The same level of minimalism continues on the inside with the new C-Class mimicking its bigger flagship brother, the S-Class. There is an air of sublime quality and refinement here with new leather clad chairs more than capable of holding you snug while every thing you touch feels extremely well made. Some of the touch buttons to operate the climate control and the volume on the handsome steering wheel are quite sensitive to the touch, but they still work really well.
Dominating the centre console is that MBUX 11.9” touchscreen infotainment system. As well as incorporating the latest rendition of Navigation Premium, Apple CarPlay/Android Auto, and Mercedes Me Connect, you have the latest voice interface system to assist with the vast majority of onboard features. Simply say “Hey Mercedes” and much like Alexa, you can utter a whole host of commands. Ahead of you neatly sits the 12.3” LCD colour driver display which shows all the relevant driving data. This has to be one of the sharpest looking instrument clusters around too.
Other tech which comes as standard includes a 360-degree reversing camera, 10 airbags, Adaptative Cruise Control, Active Lane Keeping Assist and Blind Spot Assist, Parking Assist with parking sensors all round, Adaptive Brakes, Speed Limit Assist, Illuminated Sills and a plethora of choices when it comes to cabin ambient lighting.
However, if you want things like a Panoramic Sunroof, Memory Front Seats, a HUD, Traffic Sign Assist and Heated Front Seats, then you will want the optional Vision Package which will set you back an extra $3,800.
It doesn’t matter whether you are seated front or rear. The level of head and legroom in the C 300 deserves a mention. Ease of entry and exit is also pretty good. My 5ft 10 frame found itself very snug all around, especially in the back. Open the power assisted boot and you are greeted with 490L of boot space. This is quite capable of swallowing up a decent amount of luggage but it could have been bigger.
Moving off and the C 300 certainly nails it as a refined cruiser.
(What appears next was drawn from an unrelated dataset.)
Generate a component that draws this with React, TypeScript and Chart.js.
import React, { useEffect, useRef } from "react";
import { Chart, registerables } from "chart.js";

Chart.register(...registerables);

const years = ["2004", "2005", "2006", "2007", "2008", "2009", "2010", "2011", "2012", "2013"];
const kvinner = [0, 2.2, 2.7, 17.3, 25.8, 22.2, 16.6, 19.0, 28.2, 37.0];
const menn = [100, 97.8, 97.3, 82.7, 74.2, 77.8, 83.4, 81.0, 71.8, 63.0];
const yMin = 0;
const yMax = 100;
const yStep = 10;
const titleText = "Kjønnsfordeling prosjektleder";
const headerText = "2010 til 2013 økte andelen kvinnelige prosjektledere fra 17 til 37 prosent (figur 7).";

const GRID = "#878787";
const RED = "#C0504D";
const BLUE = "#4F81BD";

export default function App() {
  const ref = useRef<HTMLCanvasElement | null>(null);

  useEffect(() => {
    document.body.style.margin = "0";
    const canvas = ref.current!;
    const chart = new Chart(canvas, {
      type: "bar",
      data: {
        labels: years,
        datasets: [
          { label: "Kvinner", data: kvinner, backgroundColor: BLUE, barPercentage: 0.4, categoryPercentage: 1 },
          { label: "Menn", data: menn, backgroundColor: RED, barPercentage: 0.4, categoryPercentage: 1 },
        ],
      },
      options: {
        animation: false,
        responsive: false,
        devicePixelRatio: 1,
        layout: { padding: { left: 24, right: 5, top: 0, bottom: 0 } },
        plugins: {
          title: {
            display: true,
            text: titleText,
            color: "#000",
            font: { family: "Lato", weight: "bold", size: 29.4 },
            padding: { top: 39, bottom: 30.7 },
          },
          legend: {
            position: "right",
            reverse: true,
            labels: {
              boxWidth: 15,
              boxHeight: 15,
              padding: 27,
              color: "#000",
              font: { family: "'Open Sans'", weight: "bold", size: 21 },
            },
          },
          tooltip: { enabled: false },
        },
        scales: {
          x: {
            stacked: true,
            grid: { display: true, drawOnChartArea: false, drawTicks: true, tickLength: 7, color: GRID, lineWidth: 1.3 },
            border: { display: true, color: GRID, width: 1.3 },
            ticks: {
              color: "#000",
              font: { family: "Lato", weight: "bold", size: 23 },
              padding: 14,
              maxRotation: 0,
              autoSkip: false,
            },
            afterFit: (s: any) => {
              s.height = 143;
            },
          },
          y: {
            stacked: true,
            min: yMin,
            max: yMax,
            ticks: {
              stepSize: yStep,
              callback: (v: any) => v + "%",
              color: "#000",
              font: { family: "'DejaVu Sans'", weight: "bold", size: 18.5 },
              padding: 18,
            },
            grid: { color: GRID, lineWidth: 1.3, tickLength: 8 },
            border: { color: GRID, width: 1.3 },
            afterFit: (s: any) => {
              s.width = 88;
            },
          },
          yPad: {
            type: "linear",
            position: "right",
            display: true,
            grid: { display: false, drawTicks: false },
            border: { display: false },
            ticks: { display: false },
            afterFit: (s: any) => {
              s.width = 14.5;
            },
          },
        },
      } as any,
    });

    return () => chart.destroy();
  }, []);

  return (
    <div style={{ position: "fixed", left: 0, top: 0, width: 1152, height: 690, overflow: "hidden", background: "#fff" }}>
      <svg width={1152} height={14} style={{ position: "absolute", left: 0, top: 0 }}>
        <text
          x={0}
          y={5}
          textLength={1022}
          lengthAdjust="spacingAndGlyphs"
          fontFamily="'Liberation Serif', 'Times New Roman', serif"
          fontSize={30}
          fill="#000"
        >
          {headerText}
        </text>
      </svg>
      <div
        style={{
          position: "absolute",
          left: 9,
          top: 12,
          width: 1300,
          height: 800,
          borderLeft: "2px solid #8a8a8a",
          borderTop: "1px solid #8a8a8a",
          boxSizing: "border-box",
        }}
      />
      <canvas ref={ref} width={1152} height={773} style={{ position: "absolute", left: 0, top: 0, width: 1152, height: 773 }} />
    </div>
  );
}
That four cylinder engine with the help of EQ Boost is remarkably quiet and while there is some four cylinder burble high up the rev range, which is to be expected, it spends most of its time softly humming away that for the most part, you hardly hear it.
Running through the multiple drive modes is easy via the touch buttons below the centre console. In ECO mode I was able to average as low as 8L/100km which is nothing to scoff at. However, the only trade off is the ride is somewhat harder in this mode due to the C300s underpinnings wanting to make things as slippery through the air as possible.
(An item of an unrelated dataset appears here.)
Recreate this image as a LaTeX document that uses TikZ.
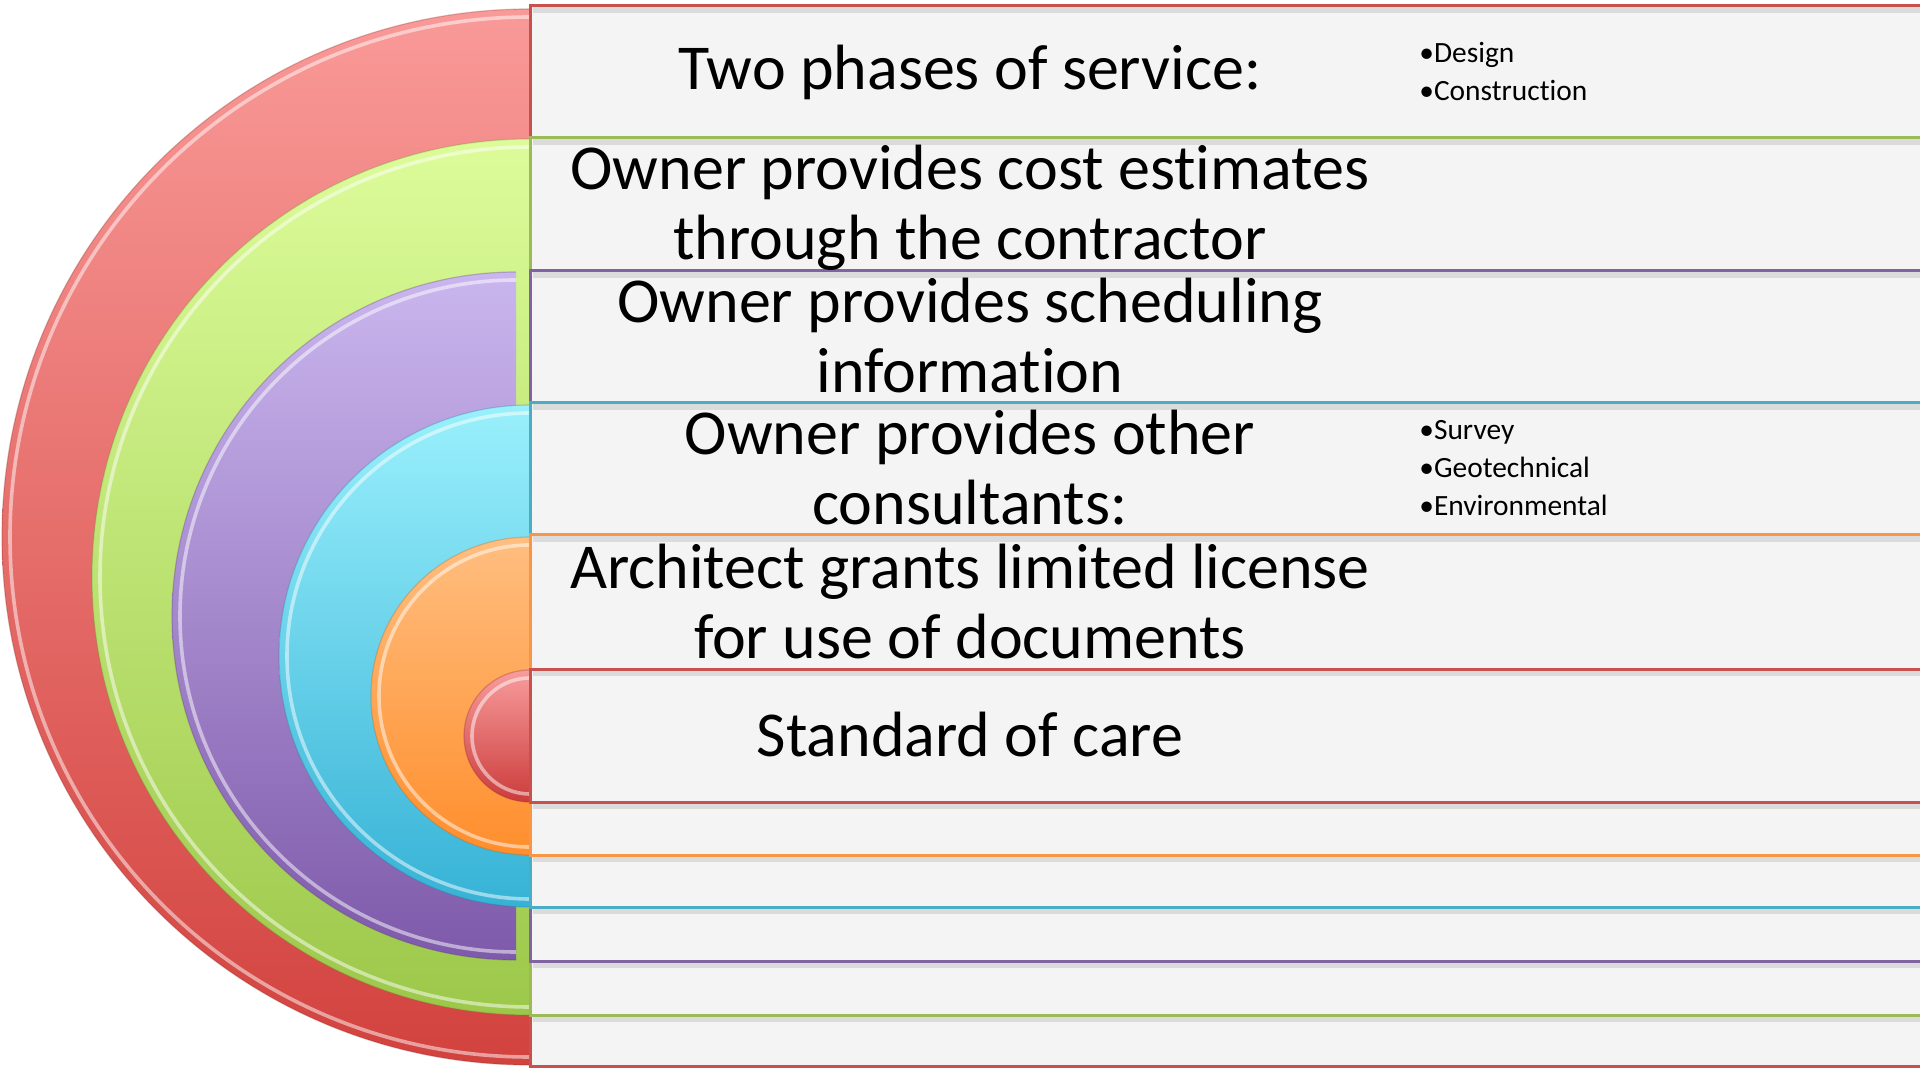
\documentclass[tikz,border=0pt]{standalone}
\usepackage{fontspec}
\setmainfont{Carlito}[Ligatures=NoCommon]
\definecolor{redTop}{HTML}{F99A98}
\definecolor{redBot}{HTML}{D2423E}
\definecolor{greenTop}{HTML}{DCFC9A}
\definecolor{greenBot}{HTML}{9CC84A}
\definecolor{purpleTop}{HTML}{CAB6EE}
\definecolor{purpleBot}{HTML}{7E5AAA}
\definecolor{cyanTop}{HTML}{9AF0FC}
\definecolor{cyanBot}{HTML}{36B2D6}
\definecolor{orangeTop}{HTML}{FFBE80}
\definecolor{orangeBot}{HTML}{FF8E2C}
\definecolor{redTopB}{HTML}{F89C9C}
\definecolor{redBotB}{HTML}{CC3C3C}
\definecolor{bred}{HTML}{C8504D}
\definecolor{bgreen}{HTML}{9BBB59}
\definecolor{bpurple}{HTML}{8064A2}
\definecolor{bcyan}{HTML}{4BACC6}
\definecolor{borange}{HTML}{F79646}
\definecolor{boxfill}{HTML}{F4F4F4}
\newcommand\hdisk[5]{%
  \begin{scope}
    \clip ({#1-#3-10},{#2-#3-10}) rectangle (#1,{#2+#3+10});
    \shade[top color=#4,bottom color=#5] (#1,#2) circle[radius=#3];
    \draw[white,opacity=0.5,line width=1.8pt] (#1,#2) circle[radius={#3-8}];
    \draw[#5!70!black,opacity=0.3,line width=0.6pt] (#1,#2) circle[radius=#3];
  \end{scope}}
\newcommand\rowbox[3]{%
  \fill[boxfill] (530,#1) rectangle (1940,#2);
  \draw[black,opacity=0.10,line width=3pt] (533,{#1+4}) -- (1940,{#1+4});
  \draw[black,opacity=0.10,line width=3pt] (533,{#2+4}) -- (1940,{#2+4});
  \draw[#3,line width=1.5pt] (1940,#1) -- (530,#1) -- (530,#2) -- (1940,#2);}
\begin{document}
\begin{tikzpicture}[x=0.5pt,y=-0.5pt,
  maintext/.style={font=\fontsize{32}{35}\selectfont,align=center,inner sep=0pt,text=black},
  bullettext/.style={font=\fontsize{14.7}{18}\selectfont,inner sep=0pt,anchor=base west,text=black}]
\useasboundingbox (0,0) rectangle (1920,1068);
\clip (0,0) rectangle (1920,1068);
\fill[white] (0,0) rectangle (1920,1068);
% layers from outside in
\hdisk{530}{537}{528}{redTop}{redBot}
\rowbox{6}{1066}{bred}
\hdisk{530}{577}{438}{greenTop}{greenBot}
\rowbox{138}{1015}{bgreen}
\hdisk{516}{616}{344}{purpleTop}{purpleBot}
\rowbox{271}{961}{bpurple}
\hdisk{530}{656}{251}{cyanTop}{cyanBot}
\rowbox{403}{907}{bcyan}
\hdisk{530}{696}{159}{orangeTop}{orangeBot}
\rowbox{535}{855}{borange}
\hdisk{530}{736}{66}{redTopB}{redBotB}
\rowbox{669}{802}{bred}
% texts
\node[maintext] (t1) at (970,72) {Two phases of service:};
\node[maintext] (t2) at (970,208) {Owner provides cost estimates\\through the contractor};
\node[maintext] (t3) at (970,336) {Owner provides scheduling\\information};
\node[maintext] (t4) at (970,468) {Owner provides other\\consultants:};
\node[maintext] (t5) at (970,602) {Architect grants limited license\\for use of documents};
\node[maintext] (t6) at (970,735) {Standard of care};
\node[bullettext] (b1) at (1419,63) {•Design};
\node[bullettext] (b2) at (1419,101) {•Construction};
\node[bullettext] (b3) at (1419,440) {•Survey};
\node[bullettext] (b4) at (1419,478) {•Geotechnical};
\node[bullettext] (b5) at (1419,516) {•Environmental};
\end{tikzpicture}
\end{document}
COMFORT is mode I had for the majority of my time with the C 300. Here is where the ride is at its best, then again you probably figured that one out already. Sure, there is a smattering of body roll when you push hard, but pushing hard is simply “not done” with this kind of car.
Wafting along with you feathering the throttle is more than appropriate and through doing this, the C 300 rewards you with a simply sublime level of comfort across all road surfaces. Due to some considerable pedal travel, the brake requires a firm press to slow things down. That said, having a snatchy brake pedal would shatter the mantra of being a comfortable cruiser.
The 9-speed auto box also serves up some of the most seamless shifts around, even though you experience a split-second delay when manually shifting via the paddles on the way up. Steering is also nicely sorted with light feeling but still manages to be direct.
If you desire a drive with some additional exuberance, SPORT and SPORT PLUS are happy to assist with this. With EQ Boost providing and additional shove, the four-pot petrol engine makes itself known. It is probably not the most exciting engine note ever but when you get it into its stride, it quickly quietens down.
That said, apart from a smattering of sporty drives, I really never felt a huge desire to push this thing. I was happy to waft quietly along with the likes of John Coltrane and Miles Davis trumpeting through the speakers and just leisurely eat up the distances, both around town and on the motorway. The new C-Class certainly doesn’t disappoint. It is a marvelous cruiser, plain and simple.
So, excluding the AMG and the PHEV, is the petrol C-Class still relevant? Yes, I think so. However, its fanbase is fast becoming more niche. For those not ready just yet to venture into electric avenue and seek a comfortable cruiser and tourer while having the familiarity of an incredibly well sorted engine and drivetrain, the new C 300 is a stunning bit of kit. If this is you, this should be near the top of your shopping list.